Yogyakarta, Portonews.com – Sejak ditutupnya Tempat Pengolahan Sampah Terpadu (TPST) Piyungan pada 23 Juli 2023, masyarakat Yogyakarta kembali mengulangi kebiasaan lama mereka, yaitu membuang sampah ke sungai. Hal ini menimbulkan pertanyaan, apakah tindakan tersebut dapat dianggap sebagai solusi atau justru masalah baru yang harus dihadapi?
Permasalahan sampah di Indonesia terus menjadi tantangan yang sulit diselesaikan. Setiap rumah tangga menghasilkan sampah setiap harinya, dan dengan meningkatnya jumlah penduduk, volume sampah pun semakin bertambah. Dengan hilangnya akses ke TPST Piyungan, banyak warga beralih ke sungai sebagai “tempat pembuangan alternatif”. “Kami terpaksa membuang sampah ke sungai karena tidak ada tempat lain,” ungkap Siti, seorang warga sekitar. Meskipun menyadari dampak negatifnya, banyak dari mereka merasa tidak memiliki pilihan lain karena sistem pengangkutan sampah yang tidak memadai dan kurangnya fasilitas pembuangan sementara.
Kebiasaan ini tidak hanya mengancam ekosistem sungai, tetapi juga berdampak negatif pada kesehatan dan lingkungan. Sampah plastik, limbah rumah tangga, hingga limbah berbahaya lainnya mencemari aliran air. Dalam hal ini, Dinas Lingkungan Hidup Yogyakarta mencatat, “Jika praktik membuang sampah ke sungai ini terus berlanjut, dampaknya akan sangat merugikan bagi masyarakat dan lingkungan.”
Membuang Sampah ke Sungai: Sebuah Solusi Cepat yang Menipu
Membuang sampah ke sungai mungkin memberikan ilusi bahwa sampah hilang dari pandangan dalam waktu singkat. Air sungai yang mengalir membawa sampah menjauh, menciptakan kesan bahwa masalah sampah telah teratasi. Namun, kenyataannya, sampah tersebut hanya berpindah tempat dan akan bermuara di lautan. “Ini adalah solusi yang sangat menipu,” jelas Dr. Rudi, seorang ahli lingkungan. “Sampah yang dibuang ke sungai akan berkontribusi pada pencemaran air dan merusak ekosistem laut.”

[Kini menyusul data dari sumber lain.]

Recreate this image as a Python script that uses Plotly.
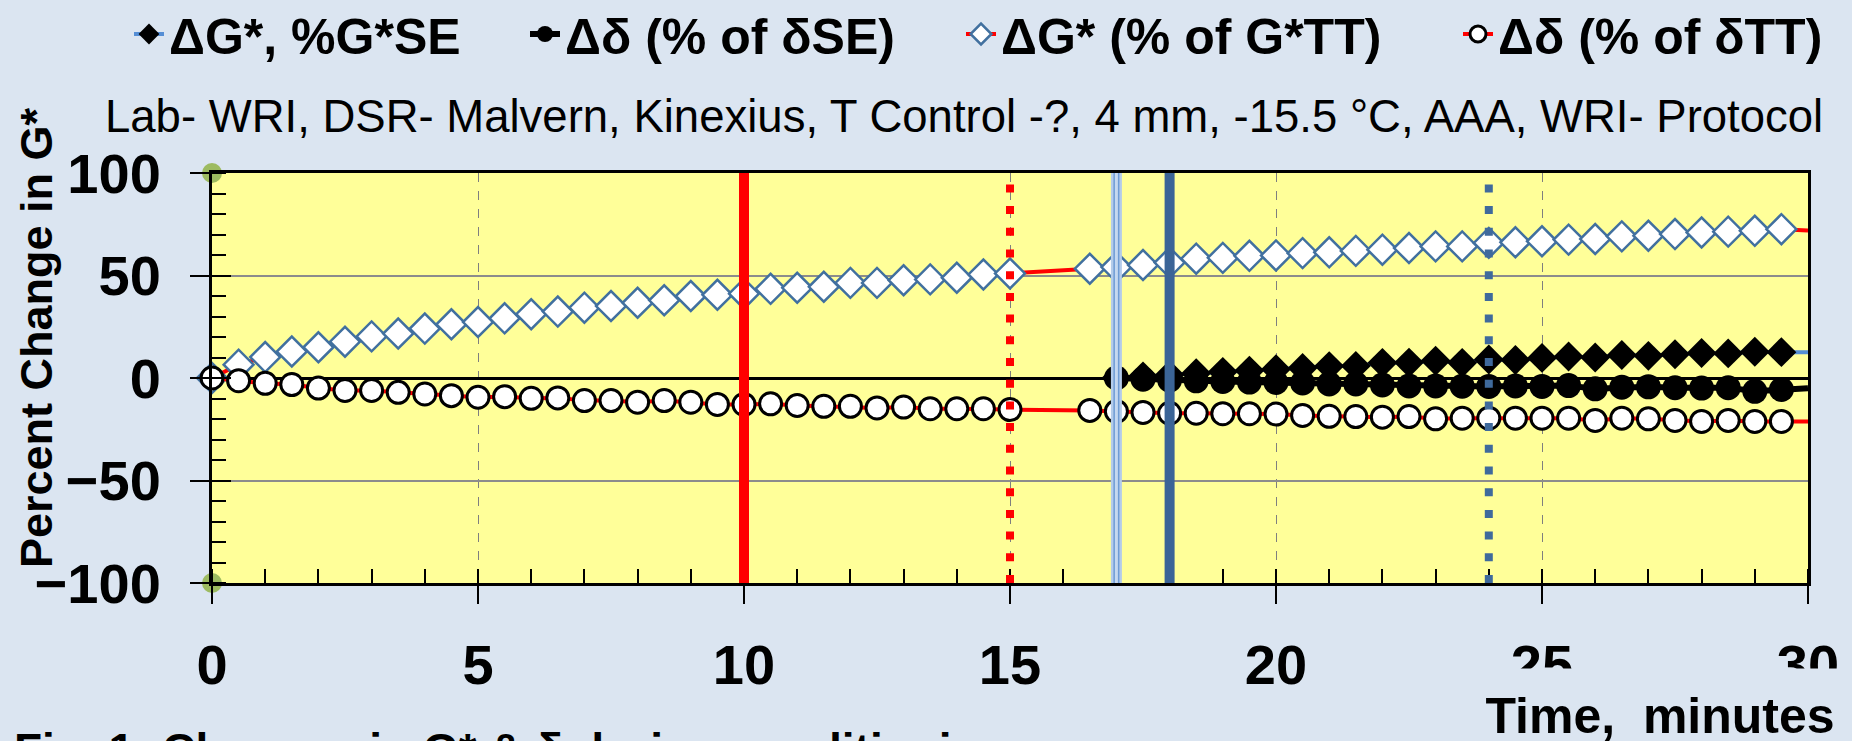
import plotly.graph_objects as go

# ---- data -------------------------------------------------------------
# time (minutes) for the test-temperature (TT) series
t_tt = [0, 0.5, 1, 1.5, 2, 2.5, 3, 3.5, 4, 4.5, 5, 5.5, 6, 6.5, 7, 7.5, 8, 8.5,
        9, 9.5, 10, 10.5, 11, 11.5, 12, 12.5, 13, 13.5, 14, 14.5, 15,
        16.5, 17, 17.5, 18, 18.5, 19, 19.5, 20, 20.5, 21, 21.5, 22, 22.5, 23,
        23.5, 24, 24.5, 25, 25.5, 26, 26.5, 27, 27.5, 28, 28.5, 29, 29.5, 30]
# change in G* as % of G* at test temperature
g_tt = [0, 6.5, 10.2, 12.9, 15.0, 17.7, 20.3, 21.7, 24.1, 26.2, 27.3, 29.1,
        31.1, 32.4, 34.3, 35.1, 36.7, 37.9, 40.0, 40.6, 41.1, 43.5, 44.0, 44.5,
        46.4, 46.4, 47.7, 48.1, 48.9, 50.5, 51.0,
        53.3, 54.1, 55.1, 56.3, 58.2, 58.6, 59.6, 59.8, 60.9, 61.3, 62.0, 62.6,
        63.4, 64.2, 64.2, 65.9, 66.2, 66.7, 67.5, 67.8, 69.1, 69.4, 70.2, 71.0,
        71.4, 71.8, 72.6, 72.0]
# change in phase angle as % of delta at test temperature
d_tt = [0, -1.3, -2.6, -3.2, -4.9, -6.1, -6.1, -7.0, -7.8, -8.6, -9.4, -9.1,
        -9.9, -9.7, -11.0, -11.0, -11.8, -11.0, -11.8, -12.9, -12.9, -12.6,
        -13.4, -13.8, -13.8, -14.6, -14.2, -15.0, -15.0, -15.0, -15.4,
        -15.8, -16.3, -16.8, -17.2, -17.2, -17.4, -17.4, -17.6, -18.3, -18.7,
        -18.8, -19.1, -18.8, -19.9, -19.6, -19.6, -19.6, -19.6, -19.6, -20.7,
        -19.6, -19.9, -20.7, -21.2, -20.7, -21.2, -21.2, -21.2]

# time (minutes) for the series referenced to the start of equilibrium (SE)
t_se = [17, 17.5, 18, 18.5, 19, 19.5, 20, 20.5, 21, 21.5, 22, 22.5, 23, 23.5,
        24, 24.5, 25, 25.5, 26, 26.5, 27, 27.5, 28, 28.5, 29, 29.5, 30]
g_se = [0, 0.8, 1.5, 2.3, 3.0, 3.6, 4.3, 4.9, 5.8, 5.9, 7.4, 7.5, 8.4, 7.4,
        9.0, 8.8, 9.8, 10.5, 10.0, 11.2, 10.8, 11.6, 12.2, 12.0, 12.8, 12.6, 12.5]
d_se = [0, -0.6, -1.0, -1.4, -1.7, -2.0, -2.2, -2.4, -2.9, -2.9, -3.4, -3.9,
        -3.9, -4.0, -4.1, -3.9, -4.1, -3.7, -5.3, -4.5, -4.3, -4.7, -4.9, -4.7,
        -6.5, -5.6, -5.0]

# event times (minutes) drawn as vertical markers
t_red_solid = 10
t_red_dotted = 15
t_lightblue_double = 17
t_blue_solid = 18
t_blue_dotted = 24

# axis-limit markers
limit_x = [0, 0]
limit_y = [100, -100]

names = ["ΔG*, %G*SE", "Δδ (% of δSE)", "ΔG* (% of G*TT)", "Δδ (% of δTT)"]
subtitle = "Lab- WRI, DSR- Malvern, Kinexius, T Control -?, 4 mm, -15.5 °C, AAA, WRI- Protocol"
y_title = "Percent Change in G*"
x_title = "Time,\u00a0 minutes"
caption = "Fig. 1: Changes in G* & δ during conditioning"

# ---- style ------------------------------------------------------------
FONT = "Liberation Sans"
PAPER = "#DBE5F1"
PLOT = "#FFFF99"
W, H = 1852, 741
L, R, T, B = 212, 44, 173, 158


def px_x(px):
    return (px - L) / (W - L - R)


def px_y(py):
    return (H - B - py) / (H - T - B)


def sizes(n, s):
    # last point only extends the line to the axis edge, no marker
    return [s] * (n - 1) + [0]


fig = go.Figure()

fig.add_trace(go.Scatter(
    x=t_tt, y=g_tt, mode="lines+markers", name=names[2], legend="legend3",
    line=dict(color="#FF0000", width=4),
    marker=dict(symbol="diamond", size=sizes(len(t_tt), 23), color="white",
                opacity=1, line=dict(color="#41709F", width=2.5)),
    cliponaxis=False,
))
fig.add_trace(go.Scatter(
    x=t_tt, y=d_tt, mode="lines+markers", name=names[3], legend="legend4",
    line=dict(color="#FF0000", width=4),
    marker=dict(symbol="circle", size=sizes(len(t_tt), 22), color="white",
                opacity=1, line=dict(color="black", width=3)),
    cliponaxis=False,
))
fig.add_trace(go.Scatter(
    x=t_se, y=g_se, mode="lines+markers", name=names[0], legend="legend",
    line=dict(color="#558ED5", width=4),
    marker=dict(symbol="diamond", size=sizes(len(t_se), 23), color="black",
                opacity=1, line=dict(color="black", width=0)),
))
fig.add_trace(go.Scatter(
    x=t_se, y=d_se, mode="lines+markers", name=names[1], legend="legend2",
    line=dict(color="black", width=6),
    marker=dict(symbol="circle", size=sizes(len(t_se), 25), color="black",
                opacity=1, line=dict(color="black", width=0)),
))
fig.add_trace(go.Scatter(
    x=limit_x, y=limit_y, mode="markers", showlegend=False, yaxis="y2",
    marker=dict(size=20, color="#9DBB61", opacity=1), cliponaxis=False,
))


# vertical event lines
def vline(x, color, width, dash="solid"):
    fig.add_shape(type="line", xref="x", yref="y", x0=x, x1=x, y0=-100, y1=100,
                  line=dict(color=color, width=width, dash=dash), layer="above")


vline(t_red_solid, "#FF0000", 10)
vline(t_red_dotted, "#FF0000", 8, "8px,13.7px")
vline(t_lightblue_double, "#B4CCEA", 11)
vline(t_lightblue_double, "#6E9BD4", 6)
vline(t_lightblue_double, "#C5D8F0", 3)
vline(t_blue_solid, "#3B6497", 10)
vline(t_blue_dotted, "#3F6A9C", 8, "8px,13.7px")

tickfont = dict(family=FONT, size=56, color="black", weight="bold")

fig.update_layout(
    width=W, height=H, autosize=False,
    margin=dict(l=L, r=R, t=T, b=B, pad=0, autoexpand=False),
    paper_bgcolor=PAPER, plot_bgcolor=PLOT,
    font=dict(family=FONT, color="black"),
    xaxis=dict(
        range=[0, 30], tick0=0, dtick=5, ticks="outside", ticklen=18,
        tickwidth=2, tickcolor="black", tickfont=tickfont, ticklabelstandoff=13,
        showline=True, linewidth=3, linecolor="black", mirror=True,
        showgrid=True, gridcolor="#7F7F7F", gridwidth=1, griddash="dash",
        zeroline=False,
        minor=dict(ticks="inside", dtick=1, ticklen=14, tickwidth=2,
                   tickcolor="black", showgrid=False),
    ),
    yaxis=dict(
        range=[-100, 100], tick0=0, dtick=50, ticks="outside", ticklen=19,
        tickwidth=2, tickcolor="black", tickfont=tickfont, ticklabelstandoff=18,
        showline=True, linewidth=3, linecolor="black", mirror=True,
        showgrid=True, gridcolor="#8C8C8C", gridwidth=1.5,
        zeroline=True, zerolinecolor="black", zerolinewidth=3,
        minor=dict(ticks="inside", dtick=10, ticklen=14, tickwidth=2,
                   tickcolor="black", showgrid=False),
    ),
    yaxis2=dict(
        overlaying="y", side="left", range=[-100, 100], tick0=0, dtick=50,
        ticks="inside", ticklen=19, tickwidth=2, tickcolor="black",
        showticklabels=False, showgrid=False, zeroline=False, showline=False,
    ),
)

legend_font = dict(family=FONT, size=50, color="black", weight="bold")
text_starts = [168, 564, 1000, 1497]
for key, xs in zip(["legend", "legend2", "legend3", "legend4"], text_starts):
    fig.update_layout({key: dict(
        x=px_x(xs - 39), y=px_y(34), xanchor="left", yanchor="middle",
        orientation="h", bgcolor="rgba(0,0,0,0)", borderwidth=0,
        font=legend_font, itemsizing="trace",
    )})

fig.add_annotation(text=subtitle, xref="paper", yref="paper",
                   x=px_x(964), y=px_y(116), xanchor="center", yanchor="middle",
                   showarrow=False, font=dict(family=FONT, size=45.5, color="black"))
fig.add_annotation(text=y_title, xref="paper", yref="paper", textangle=-90,
                   x=px_x(36), y=px_y(338), xanchor="center", yanchor="middle",
                   showarrow=False,
                   font=dict(family=FONT, size=45, color="black", weight="bold"))
# x-axis title sits in a filled box that overlaps the last tick labels
fig.add_annotation(text=x_title, xref="paper", yref="paper",
                   x=px_x(1660), y=px_y(668), xanchor="center", yanchor="top",
                   width=420, height=94, valign="middle", borderpad=0,
                   showarrow=False, bgcolor=PAPER,
                   font=dict(family=FONT, size=50, color="black", weight="bold"))
fig.add_annotation(text=caption, xref="paper", yref="paper",
                   x=px_x(12), y=px_y(722), xanchor="left", yanchor="top",
                   showarrow=False,
                   font=dict(family=FONT, size=46, color="black", weight="bold"))

fig.write_html("out.html")
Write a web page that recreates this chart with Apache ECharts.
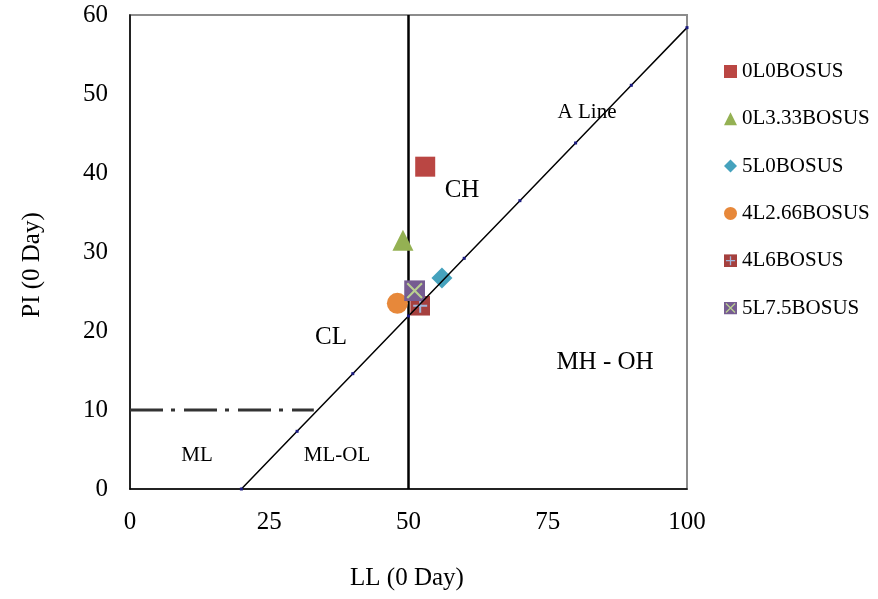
<!DOCTYPE html>
<html>
<head>
<meta charset="utf-8">
<script src="https://cdn.jsdelivr.net/npm/echarts@6/dist/echarts.min.js"></script>
<style>
html,body{margin:0;padding:0;background:#fff;}
#chart{width:878px;height:599px;}
</style>
</head>
<body>
<div id="chart"></div>
<script>
// ---- data ----
const seriesNames = ['0L0BOSUS','0L3.33BOSUS','5L0BOSUS','4L2.66BOSUS','4L6BOSUS','5L7.5BOSUS'];
const llValues = [53.0, 49.0, 56.0, 48.0, 52.1, 51.1];
const piValues = [40.8, 31.5, 26.7, 23.5, 23.2, 25.1];
const aLineLL = [20, 30, 40, 50, 60, 70, 80, 90, 100];
const aLinePI = [0, 7.3, 14.6, 21.9, 29.2, 36.5, 43.8, 51.1, 58.4];
const vLineLL = [50, 50];
const vLinePI = [0, 60];
const hLineLL = [0, 33];
const hLinePI = [10, 10];
const xTicks = [0, 25, 50, 75, 100];
const yTicks = [0, 10, 20, 30, 40, 50, 60];

// ---- styling ----
const FONT = '"Liberation Serif", "Times New Roman", serif';
function svgUri(svg){ return 'image://data:image/svg+xml;charset=utf-8,' + encodeURIComponent(svg); }
const plusSquare = svgUri("<svg xmlns='http://www.w3.org/2000/svg' width='40' height='40' viewBox='0 0 40 40'><rect x='0' y='0' width='40' height='40' fill='#A5403E'/><path d='M20 6V34M6 20H34' stroke='#A2B6DC' stroke-width='4'/></svg>");
const crossSquare = svgUri("<svg xmlns='http://www.w3.org/2000/svg' width='40' height='40' viewBox='0 0 40 40'><rect x='0' y='0' width='40' height='40' fill='#765C91'/><path d='M6 6L34 34M34 6L6 34' stroke='#B9CF90' stroke-width='4'/></svg>");
const markerStyles = [
  {symbol:'rect', size:20, color:'#BA4643'},
  {symbol:'triangle', size:21, color:'#94B153'},
  {symbol:'diamond', size:21, color:'#45A2BD'},
  {symbol:'circle', size:21, color:'#E7883A'},
  {symbol:plusSquare, size:20, color:'#A5403E'},
  {symbol:crossSquare, size:21, color:'#765C91'}
];

const pairs = (xs, ys) => xs.map((x, i) => [x, ys[i]]);

const series = [];
series.push({
  name:'vline', type:'line', data:pairs(vLineLL, vLinePI), showSymbol:false, silent:true,
  lineStyle:{color:'#000', width:2.5}, z:1, animation:false
});
series.push({
  name:'hline', type:'line', data:pairs(hLineLL, hLinePI), showSymbol:false, silent:true,
  lineStyle:{color:'#333', width:3, type:[33,8,4,9]}, z:1, animation:false
});
seriesNames.forEach((n, i) => {
  series.push({
    name:n, type:'scatter', data:[[llValues[i], piValues[i]]],
    symbol:markerStyles[i].symbol, symbolSize:markerStyles[i].size,
    itemStyle:{color:markerStyles[i].color, opacity:1}, z:3, animation:false
  });
});
series.push({
  name:'A Line', type:'line', data:pairs(aLineLL, aLinePI), showSymbol:true, symbol:'rect', symbolSize:3,
  itemStyle:{color:'#1A1A80'}, lineStyle:{color:'#000', width:1.5}, silent:true, z:5, animation:false
});

const textEl = (t, x, y, size, extra) => Object.assign({
  type:'text', x:x, y:y, z:10,
  style:{text:t, x:0, y:0, font:size + 'px ' + FONT, fill:'#000',
    align:'center', verticalAlign:'middle', textAlign:'center', textVerticalAlign:'middle'}
}, extra || {});

const chart = echarts.init(document.getElementById('chart'), null, {renderer:'canvas'});
chart.setOption({
  animation:false,
  backgroundColor:'#fff',
  grid:{left:130, right:191, top:15, bottom:110, show:true, borderColor:'#8C8C8C', borderWidth:2, backgroundColor:'transparent'},
  xAxis:{
    type:'value', min:0, max:100, interval:25,
    axisLine:{show:true, onZero:false, lineStyle:{color:'#000', width:1.5}},
    axisTick:{show:false}, splitLine:{show:false},
    axisLabel:{fontFamily:FONT, fontSize:25, color:'#000', margin:21,
      formatter:v => xTicks.includes(v) ? String(v) : ''}
  },
  yAxis:{
    type:'value', min:0, max:60, interval:10,
    axisLine:{show:true, onZero:false, lineStyle:{color:'#000', width:1.5}},
    axisTick:{show:false}, splitLine:{show:false},
    axisLabel:{fontFamily:FONT, fontSize:25, color:'#000', margin:22,
      formatter:v => yTicks.includes(v) ? String(v) : ''}
  },
  legend:{
    data:seriesNames, orient:'vertical', left:719, top:56,
    itemWidth:13, itemHeight:13, itemGap:26.3,
    textStyle:{fontFamily:FONT, fontSize:21, color:'#000', lineHeight:21},
    selectedMode:false
  },
  series:series,
  graphic:[
    textEl('A Line', 587, 112, 21),
    textEl('CH', 462, 190, 25),
    textEl('CL', 331, 337, 25),
    textEl('MH - OH', 605, 362, 25),
    textEl('ML', 197, 455, 21),
    textEl('ML-OL', 337, 455, 21),
    textEl('LL (0 Day)', 407, 578, 25),
    textEl('PI (0 Day)', 32, 265, 25, {rotation:Math.PI/2})
  ]
});
</script>
</body>
</html>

Sungai yang tercemar dapat menyebabkan penumpukan sampah dan penyumbatan aliran, berpotensi menimbulkan banjir saat musim hujan. “Air sungai masih digunakan oleh masyarakat untuk mencuci dan bahkan sebagai sumber air minum,” kata Rina, seorang warga yang khawatir akan kesehatan keluarganya. Pencemaran ini tentu menambah risiko penyakit yang diakibatkan oleh bakteri dan patogen.
Banjir yang membawa sampah yang mengendap di dasar sungai dapat merusak rumah dan menciptakan kondisi yang tidak sehat bagi masyarakat. “Kami khawatir dengan kesehatan anak-anak kami yang sering bermain di sekitar sungai,” tambah Rina. Dengan demikian, krisis sampah ini tidak hanya menjadi masalah lingkungan, tetapi juga ancaman serius bagi kesehatan publik.
Krisis Ekologis yang Mencuat
Lebih jauh lagi, pencemaran sungai akibat sampah berpotensi merusak ekosistem laut. Sampah yang terbawa oleh aliran sungai akhirnya mengalir ke laut, berkontribusi pada masalah polusi plastik yang kini menjadi isu global. Menurut penelitian, mikroplastik yang dihasilkan dari limbah plastik yang dibuang ke perairan dapat masuk ke dalam rantai makanan manusia melalui ikan dan makanan laut lainnya. “Kita harus menyadari bahwa limbah yang kita buang bisa kembali kepada kita melalui makanan yang kita konsumsi,” jelas Dr. Andi, seorang peneliti lingkungan.
Studi yang dilakukan oleh beberapa negara menunjukkan adanya mikroplastik dalam tinja manusia, menandakan pencemaran yang telah merambah ke rantai makanan. “Ini jelas berbahaya untuk kesehatan manusia,” ujar Dr. Andi. Berbagai potensi risiko kesehatan dapat muncul, termasuk gangguan saluran pencernaan, masalah reproduksi, hingga kanker.
Dengan kondisi ini, sudah saatnya pemerintah, masyarakat, dan berbagai pihak terkait bekerja sama untuk mencari solusi yang efektif dalam menangani masalah pengelolaan sampah. Program pengelolaan yang berkelanjutan dan kesadaran masyarakat akan dampak perilaku membuang sampah harus menjadi prioritas untuk melindungi lingkungan dan kesehatan masyarakat.